During provision, the plugin determines an orphaned dedicated block storage resource and links it with the new instance.

Orphan Detection

Terraform tracks the state of resources (corresponding to .tf.json files) in the .tfstate file.

In order to detect resources that have been removed outside of Infrakit (for example, if an instance is removed from the Cloud provider natively), the terraform instance plugin creates an intermediate tf.json.new file on Provision; these files are not processed during a terraform apply. However, the terraform instance plugin does process both tf.json and tf.json.new files in the DescribeInstances, Destroy, and Label functions.

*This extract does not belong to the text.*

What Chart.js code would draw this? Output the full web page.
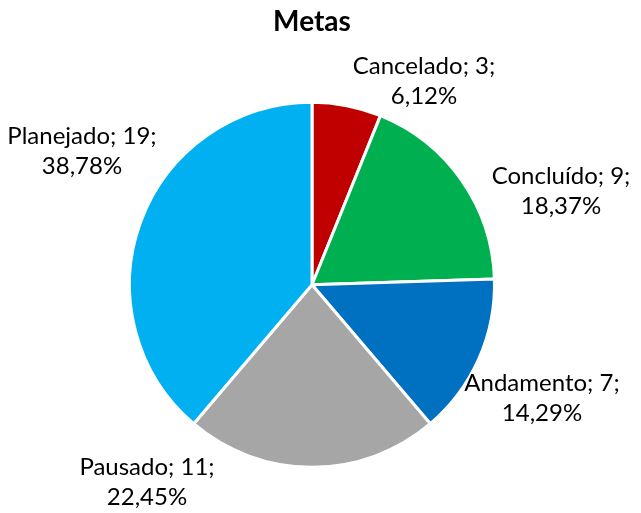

The terraform instance plugin has a dedicated goroutine (running at a configurable frequency) that executes the following:

  1. Acquires a file lock (protects access to all tf.json and tf.json.new files)
  2. Executes terraform refresh to update the .tfstate file
  3. Executes terraform state list to list all resources in the state file
  4. Removes any tf.json file that corresponds to an instance that is not in the state file
  5. Renames all tf.json.new files to tf.json files so that a terraform apply will process them
  6. Releases file lock (from step 1)
  7. Executes terraform apply -no-refresh

By naming new files with the .tf.json.new suffix in the Provision flow, the plugin can differentiate between orphaned resources and those queued up for creation.